Two universities in the state will be offering Madrigal Feastes this week:

The University of Central Arkansas Chamber Singers will don period costumes and serenade the audience with carols, 6:30 p.m. Friday and Dec. 5 in McCastlain Ballroom, UCA. Dinner is a choice of prime rib, chicken Florentine or a vegetable plate. Tickets are $40. Call (501) 450-3265.

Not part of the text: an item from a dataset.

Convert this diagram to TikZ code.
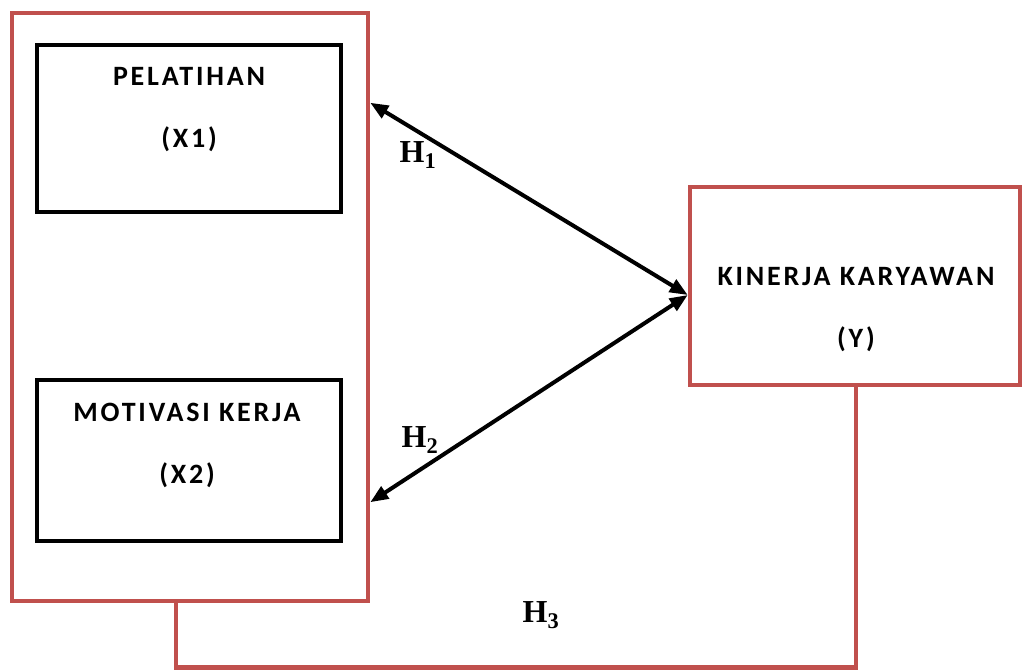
\documentclass[tikz,border=0pt]{standalone}
\usepackage{fontspec}
\newfontfamily\boxfont[LetterSpace=10]{Carlito}
\newfontfamily\hfont{Liberation Serif}
\usetikzlibrary{arrows.meta}
\definecolor{boxred}{HTML}{C0504D}

\begin{document}
\begin{tikzpicture}[x=1pt,y=-1pt,>={Triangle[length=18pt,width=14pt]},
  redbox/.style={draw=boxred,line width=4.5pt,inner sep=0pt},
  varbox/.style={draw=black,line width=4.5pt,inner sep=0pt,minimum width=304pt},
  boxtext/.style={font=\boxfont\bfseries\fontsize{28}{62}\selectfont,align=center},
  hlabel/.style={font=\hfont\bfseries\fontsize{32}{32}\selectfont}]
\useasboundingbox (0,0) rectangle (1022,669);
\node[redbox,minimum width=356pt,minimum height=588pt] (outer) at (190,307) {};
\node[varbox,minimum height=167pt] (x1) at (189,128.5) {};
\node[varbox,minimum height=161pt] (x2) at (189,460.5) {};
\node[redbox,minimum width=330pt,minimum height=198pt] (y) at (855,286) {};
\node[boxtext] (x1text) at (189,110) {PELATIHAN\\(X1)};
\node[boxtext] (x2text) at (187,445) {MOTIVASI KERJA\\(X2)};
\node[boxtext] (ytext) at (856,310) {KINERJA KARYAWAN\\(Y)};
\draw[<->,line width=4pt] ([yshift=-92pt]outer.north east) -- ([yshift=-9pt]y.west);
\draw[<->,line width=4pt] ([yshift=101pt]outer.south east) -- ([yshift=-9pt]y.west);
\draw[boxred,line width=4.5pt] ([xshift=-14pt]outer.south) -- ++(0,64) -| ([xshift=1pt]y.south);
\node[hlabel] (h1) at (418,155) {H\textsubscript{1}};
\node[hlabel] (h2) at (420,440) {H\textsubscript{2}};
\node[hlabel] (h3) at (541,615) {H\textsubscript{3}};
\end{tikzpicture}
\end{document}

The Arkansas State University Concert Choir and Chamber Singers will serve as the court of “King Henry the VIII of England, Jonesboro and Craighead County,” complete with costumes, decorations, comedy and fanfare, 6:30 p.m. Thursday-Saturday in the Grand Hall of ASU’s Fowler Center, 201 Olympic Drive, Jonesboro. The menu will include Cornish game hen, vegetable medley, yams, greene salat and rolls. A flaming pudding will be served with the royal fanfare. Tickets for Thursday and Saturday, available through Monday, are $35, $30 for senior citizens and ASU faculty, staff and students; call (870) 972-2781 or (888) 278-3267. Proceeds benefit the ASU Choir concert tour fund toward a trip to New York’s Carnegie Hall in March 2012. The ASU Faculty Women’s Club has charge of the Friday evening performance; all tickets are $30. Proceeds go to the Ruby Reng scholarship. Call (870) 972-3330.

Sedaris tickets

Tickets - $50 floor level, $40 balcony - go on sale Wednesday for an appearance by author and humorist David Sedaris, the closing event in the eighth annual Arkansas Literary Festival, 7 p.m. April 13 at Pulaski Academy’s Connor Performing Arts Center, 1901 Napa Valley Drive, Little Rock.

More than 1,300 people attended when the literary festival hosted Sedaris in October 2009.